This is a general efficiency question for c++. I am not familiar with the inner workings of compilers, so suppose I have several loops and a potential if statement inside, e.g.:
for(int i=0; ...)
{
for(int j=0; ...)
{
if( ... )
{
...
}
else
{
... (slightly different)
}
}
}
However, this if-statement is independent of the loops. Is there a significant speed difference if I instead define the if/else statement outside of the loops with the loops inside? E.g.:
if( ... )
{
for(int i=0; ...)
{
for(int j=0; ...)
{
...
}
}
}
else
{
for(int i=0; ...)
{
for(int j=0; ...)
{
... (slightly different)
}
}
}
If so, or if not so, why is that? I have some notion that a compiler will recognize the same if statement being done over and over, but this is quite unfamiliar territory to me.

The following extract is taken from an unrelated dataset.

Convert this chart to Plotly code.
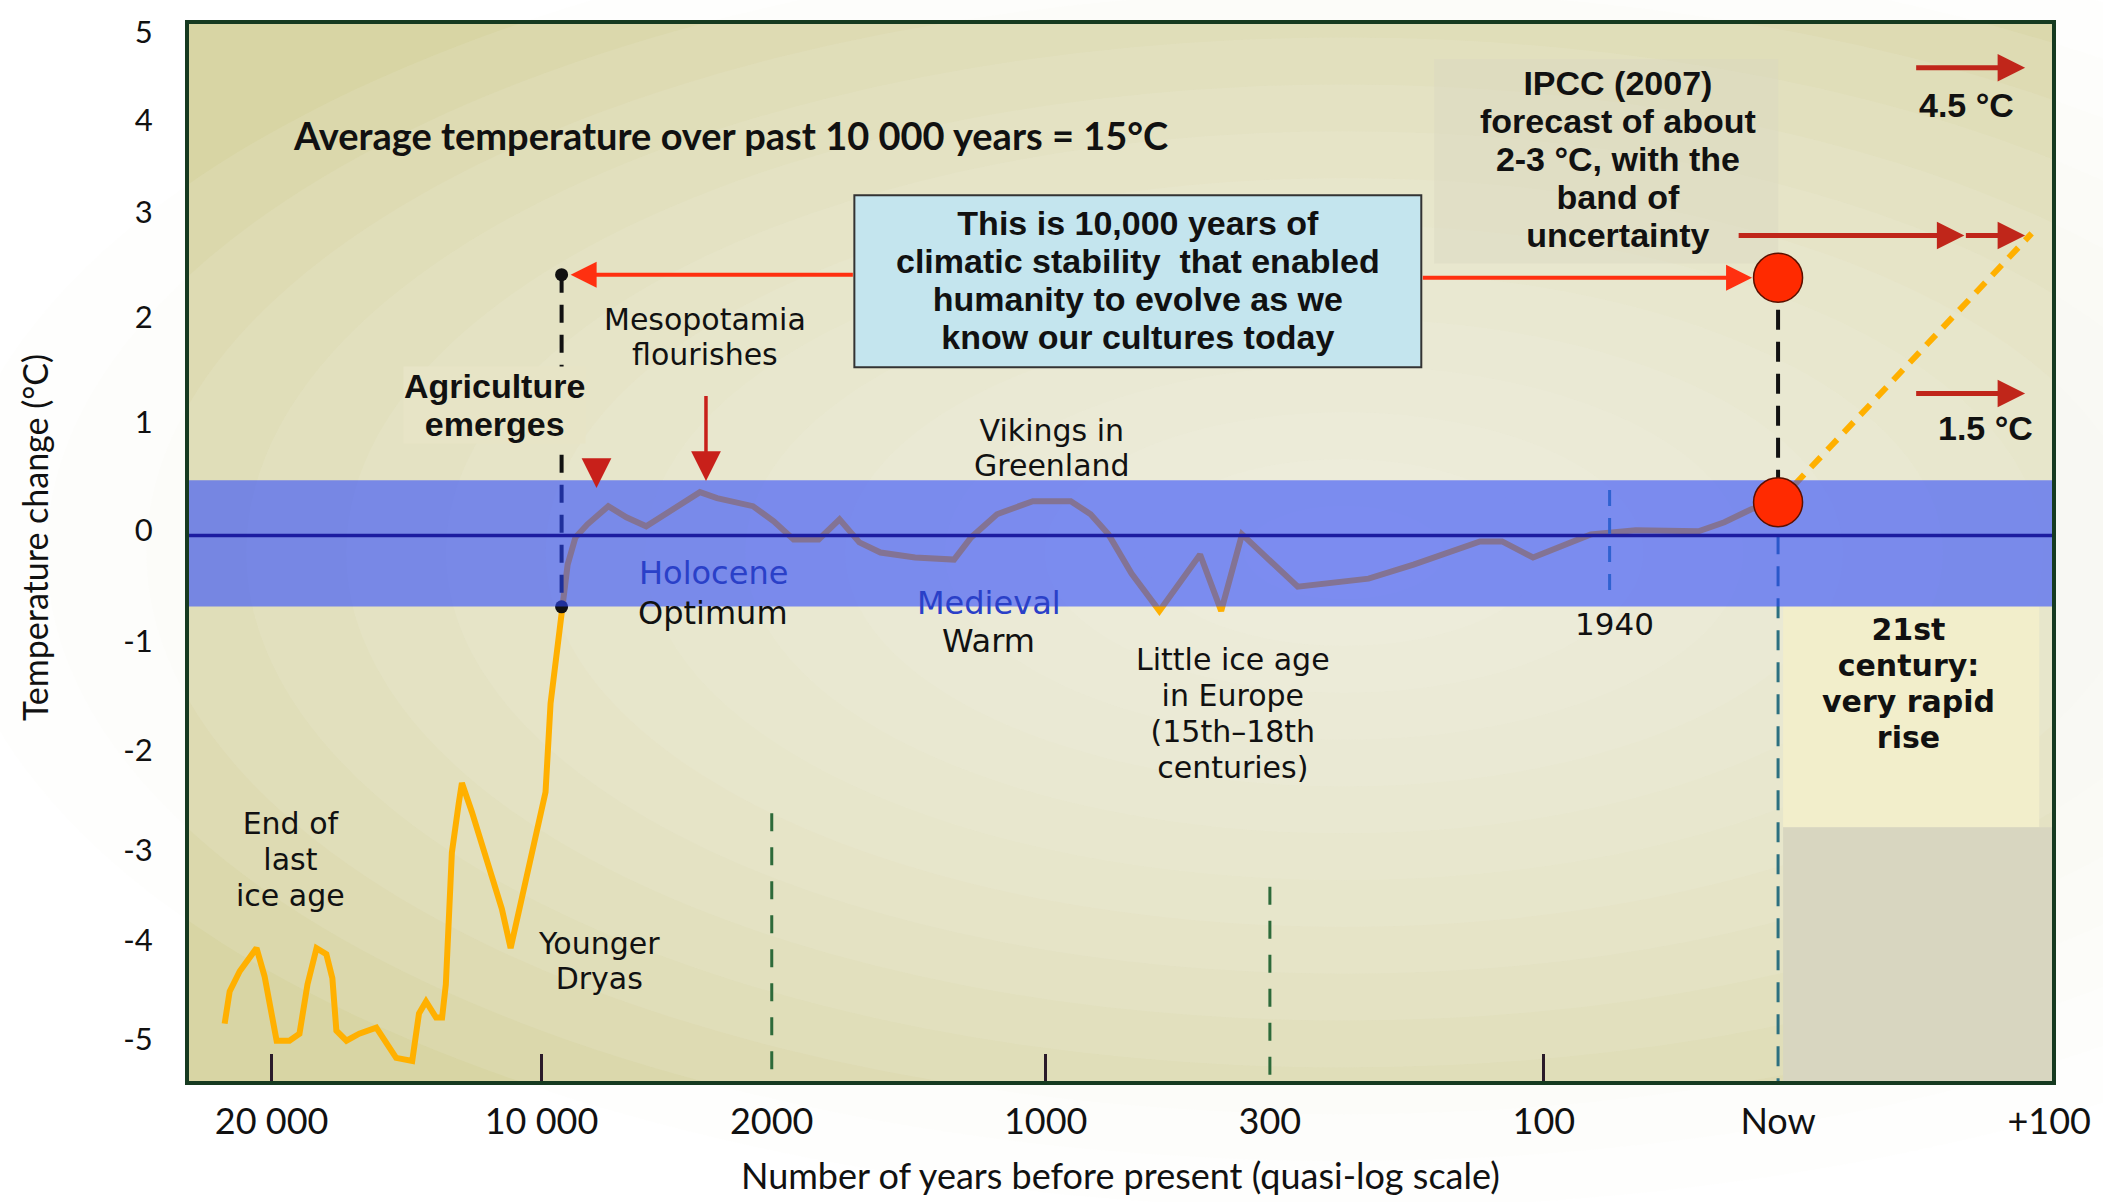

I examined the response to this question: Would compiler optimize conditional statement in loop by moving it ouside the loop? and he discusses the different levels of optimization in gcc, and how -O3 (I think) would do that. But is anything done like this automatically? If not, how big of a cost is an if-statement like this inside of a loop?
The only real answer is maybe. If the condition is a loop
invariant, then the transposition you suggest is legal, and if
the compiler can recognize the loop invariance, then it can make
the transposition. Whether it does or not depends on the
compiler: g++ /O3
does, at least in 64 bit mode, cl /Ox /Os
doesn't, at least in 32 bit mode; g++ also unrolls the two loops.
In my tests, at least; I more or less guaranteed that the
compiler could determine that the condition was a loop invariant
by wrapping the loop in a function, with the condition
a function argument of type bool const
; depending on the
condition, it may be more or less difficult for the compiler to
prove loop invariance. And of course, the fact that the
compiler has more registers to play with in 64 bit mode could
also affect its optimizations .
Also: although I'd instinctively expect the g++ version to be faster, it is significantly larger; in some cases, this may negatively affect the various memory caches, resulting in the code actually running slower.
In the end, I'd write the first, always. If the profiler later shows it to be a bottleneck, there's no issue about going back and rewriting it along the lines of the second, then measuring to see if it makes a difference, one way or the other, and how much difference it makes. And be aware that the best results may depend on the compiler and the architecture you are targetting.